━━━ DATA SECTION ━━━

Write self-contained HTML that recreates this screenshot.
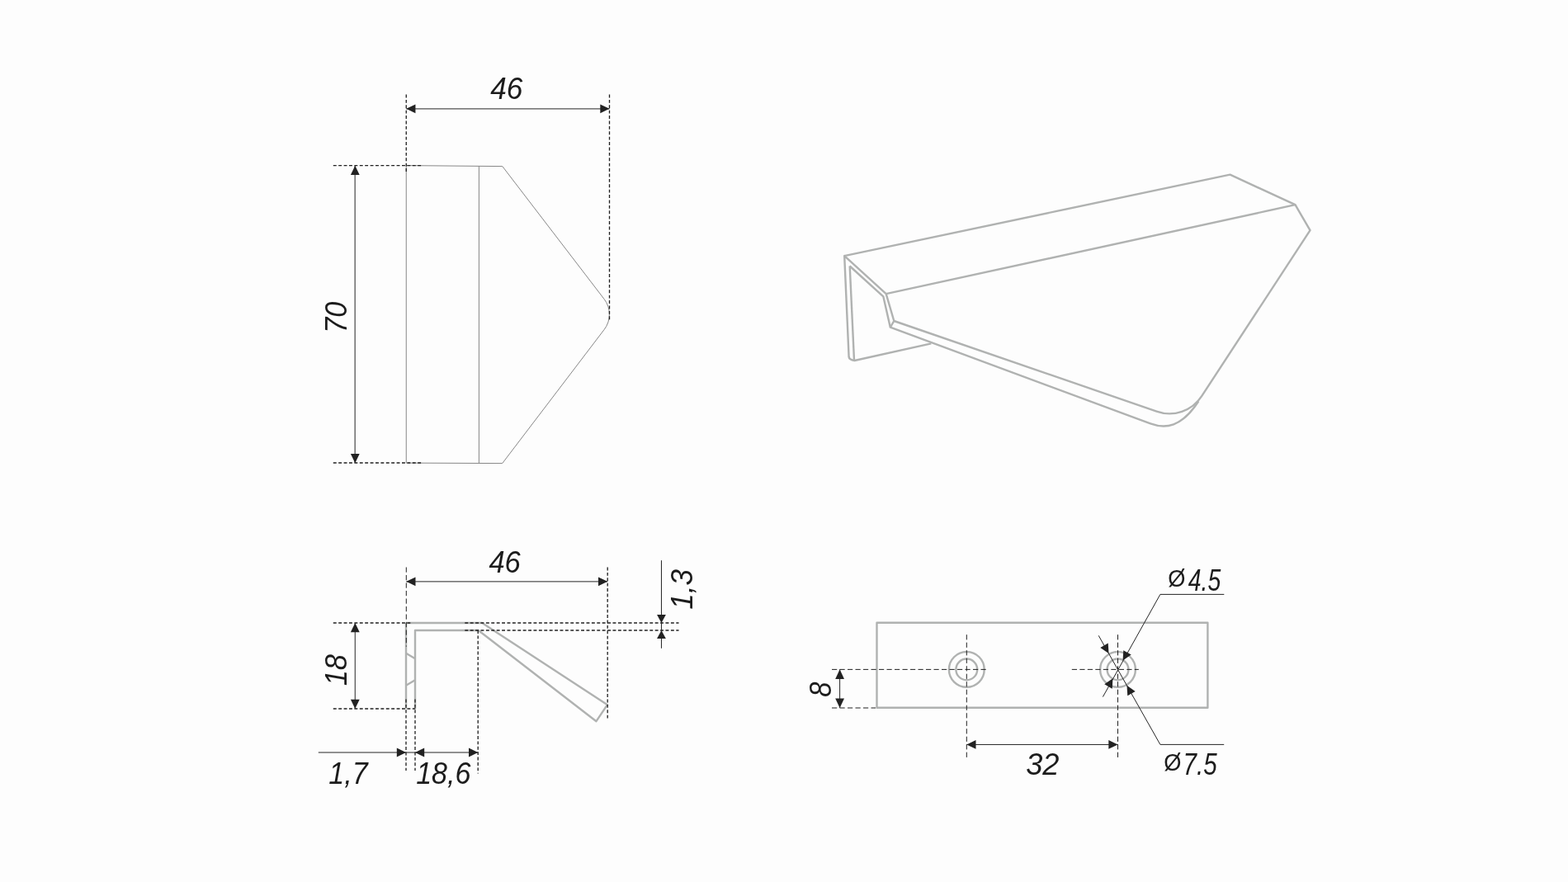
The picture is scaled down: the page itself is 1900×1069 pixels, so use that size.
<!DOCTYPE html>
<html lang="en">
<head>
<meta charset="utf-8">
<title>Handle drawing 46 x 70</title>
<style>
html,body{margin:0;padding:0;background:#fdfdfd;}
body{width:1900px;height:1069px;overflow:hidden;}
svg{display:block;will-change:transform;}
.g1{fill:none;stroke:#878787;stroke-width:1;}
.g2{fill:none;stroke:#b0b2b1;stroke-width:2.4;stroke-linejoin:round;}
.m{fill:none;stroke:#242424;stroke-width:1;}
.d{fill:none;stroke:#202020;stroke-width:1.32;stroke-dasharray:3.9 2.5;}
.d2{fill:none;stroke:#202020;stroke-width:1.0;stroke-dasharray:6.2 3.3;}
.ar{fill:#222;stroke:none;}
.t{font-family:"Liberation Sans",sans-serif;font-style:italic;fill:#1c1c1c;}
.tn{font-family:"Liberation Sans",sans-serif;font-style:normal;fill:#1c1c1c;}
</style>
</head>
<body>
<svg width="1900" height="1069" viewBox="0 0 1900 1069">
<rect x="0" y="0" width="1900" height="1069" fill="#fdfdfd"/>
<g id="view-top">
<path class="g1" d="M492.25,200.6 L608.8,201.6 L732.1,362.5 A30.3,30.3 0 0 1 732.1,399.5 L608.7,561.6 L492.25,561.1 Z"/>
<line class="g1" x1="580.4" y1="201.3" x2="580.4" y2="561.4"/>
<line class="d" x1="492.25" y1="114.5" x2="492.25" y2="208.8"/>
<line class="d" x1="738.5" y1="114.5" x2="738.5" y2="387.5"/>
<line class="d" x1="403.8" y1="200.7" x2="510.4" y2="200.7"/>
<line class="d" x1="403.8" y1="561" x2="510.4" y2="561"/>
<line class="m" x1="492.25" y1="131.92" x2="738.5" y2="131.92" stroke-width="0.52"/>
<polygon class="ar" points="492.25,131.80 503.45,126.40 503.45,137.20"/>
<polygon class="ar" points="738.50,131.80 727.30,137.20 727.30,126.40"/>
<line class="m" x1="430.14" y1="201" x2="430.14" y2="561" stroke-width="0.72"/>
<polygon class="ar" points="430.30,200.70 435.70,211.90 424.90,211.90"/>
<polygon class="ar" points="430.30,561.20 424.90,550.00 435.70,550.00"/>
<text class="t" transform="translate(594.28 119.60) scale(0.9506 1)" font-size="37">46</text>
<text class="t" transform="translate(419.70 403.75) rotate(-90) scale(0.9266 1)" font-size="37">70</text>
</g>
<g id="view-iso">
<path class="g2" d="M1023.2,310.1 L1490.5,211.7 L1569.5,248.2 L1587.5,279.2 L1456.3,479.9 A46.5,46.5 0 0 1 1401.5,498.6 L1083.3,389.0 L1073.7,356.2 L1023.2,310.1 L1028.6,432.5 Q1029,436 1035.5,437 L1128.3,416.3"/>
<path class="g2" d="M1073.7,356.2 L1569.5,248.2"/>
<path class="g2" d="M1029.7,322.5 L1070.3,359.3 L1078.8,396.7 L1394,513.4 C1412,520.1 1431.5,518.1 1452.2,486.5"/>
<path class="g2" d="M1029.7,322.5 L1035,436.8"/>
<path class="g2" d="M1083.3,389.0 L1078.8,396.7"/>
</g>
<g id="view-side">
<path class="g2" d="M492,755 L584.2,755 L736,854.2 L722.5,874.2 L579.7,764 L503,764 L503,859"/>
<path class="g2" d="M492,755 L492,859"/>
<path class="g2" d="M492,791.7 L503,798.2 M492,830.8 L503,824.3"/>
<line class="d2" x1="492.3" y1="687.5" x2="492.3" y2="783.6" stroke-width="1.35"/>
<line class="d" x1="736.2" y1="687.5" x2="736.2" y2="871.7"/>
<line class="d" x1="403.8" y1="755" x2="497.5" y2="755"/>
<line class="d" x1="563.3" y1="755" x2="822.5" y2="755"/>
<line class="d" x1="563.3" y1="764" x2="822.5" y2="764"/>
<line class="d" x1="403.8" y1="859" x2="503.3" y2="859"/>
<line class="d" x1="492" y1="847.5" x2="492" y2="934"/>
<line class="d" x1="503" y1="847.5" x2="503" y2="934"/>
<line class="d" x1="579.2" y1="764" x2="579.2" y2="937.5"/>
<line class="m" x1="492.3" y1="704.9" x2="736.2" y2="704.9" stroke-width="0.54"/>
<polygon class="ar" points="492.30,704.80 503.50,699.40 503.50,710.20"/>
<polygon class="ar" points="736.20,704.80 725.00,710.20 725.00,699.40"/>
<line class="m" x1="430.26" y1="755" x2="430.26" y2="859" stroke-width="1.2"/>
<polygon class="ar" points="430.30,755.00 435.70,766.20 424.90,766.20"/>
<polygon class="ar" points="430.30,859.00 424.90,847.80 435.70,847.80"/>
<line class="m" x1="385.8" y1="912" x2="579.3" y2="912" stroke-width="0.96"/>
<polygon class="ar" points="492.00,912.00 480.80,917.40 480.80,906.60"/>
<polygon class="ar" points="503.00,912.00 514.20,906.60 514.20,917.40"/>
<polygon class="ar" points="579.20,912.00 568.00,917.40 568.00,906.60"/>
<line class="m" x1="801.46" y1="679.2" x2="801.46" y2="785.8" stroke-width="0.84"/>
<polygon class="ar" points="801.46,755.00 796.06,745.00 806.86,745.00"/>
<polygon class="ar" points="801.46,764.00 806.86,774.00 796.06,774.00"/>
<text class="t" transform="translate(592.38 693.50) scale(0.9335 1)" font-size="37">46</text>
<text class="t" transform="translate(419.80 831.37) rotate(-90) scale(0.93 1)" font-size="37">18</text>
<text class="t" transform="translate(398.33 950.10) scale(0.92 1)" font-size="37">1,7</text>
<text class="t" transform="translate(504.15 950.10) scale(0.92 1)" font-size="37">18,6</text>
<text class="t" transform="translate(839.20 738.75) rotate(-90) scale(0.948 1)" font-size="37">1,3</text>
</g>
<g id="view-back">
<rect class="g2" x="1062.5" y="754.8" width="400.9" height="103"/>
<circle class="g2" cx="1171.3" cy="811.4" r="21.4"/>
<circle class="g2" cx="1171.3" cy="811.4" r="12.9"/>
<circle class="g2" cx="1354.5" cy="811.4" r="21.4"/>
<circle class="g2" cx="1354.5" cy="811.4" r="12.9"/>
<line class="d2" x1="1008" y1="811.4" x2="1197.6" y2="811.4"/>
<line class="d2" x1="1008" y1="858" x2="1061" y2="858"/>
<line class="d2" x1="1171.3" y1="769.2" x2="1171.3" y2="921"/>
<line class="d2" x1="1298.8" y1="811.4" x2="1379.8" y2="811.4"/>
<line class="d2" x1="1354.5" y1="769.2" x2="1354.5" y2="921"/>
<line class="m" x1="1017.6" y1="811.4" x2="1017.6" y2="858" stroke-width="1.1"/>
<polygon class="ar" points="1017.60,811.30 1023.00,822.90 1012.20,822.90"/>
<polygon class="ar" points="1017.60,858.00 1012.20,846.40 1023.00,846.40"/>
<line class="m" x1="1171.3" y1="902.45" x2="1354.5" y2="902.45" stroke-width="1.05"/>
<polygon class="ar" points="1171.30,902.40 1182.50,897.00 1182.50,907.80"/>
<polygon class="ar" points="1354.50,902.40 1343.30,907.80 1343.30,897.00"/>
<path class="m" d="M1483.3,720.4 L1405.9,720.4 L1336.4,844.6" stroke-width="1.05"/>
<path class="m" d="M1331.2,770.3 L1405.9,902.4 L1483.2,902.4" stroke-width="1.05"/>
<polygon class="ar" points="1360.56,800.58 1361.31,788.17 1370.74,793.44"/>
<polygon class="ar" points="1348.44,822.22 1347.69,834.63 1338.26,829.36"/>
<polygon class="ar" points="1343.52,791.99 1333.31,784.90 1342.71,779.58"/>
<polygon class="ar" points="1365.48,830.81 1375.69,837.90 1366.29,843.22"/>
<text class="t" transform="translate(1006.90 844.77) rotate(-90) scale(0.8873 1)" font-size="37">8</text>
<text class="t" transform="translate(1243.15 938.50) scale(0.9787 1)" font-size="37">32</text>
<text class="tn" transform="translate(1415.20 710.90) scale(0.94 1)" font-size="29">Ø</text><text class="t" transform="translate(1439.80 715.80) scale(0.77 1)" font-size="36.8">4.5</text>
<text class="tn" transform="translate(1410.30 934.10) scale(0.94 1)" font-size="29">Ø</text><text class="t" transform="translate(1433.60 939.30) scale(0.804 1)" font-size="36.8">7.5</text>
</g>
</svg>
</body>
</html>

━━━

EXERCISE: Count how many lines above carry the word "that". Only the number is required.

OUTPUT OF THE EXERCISE: 2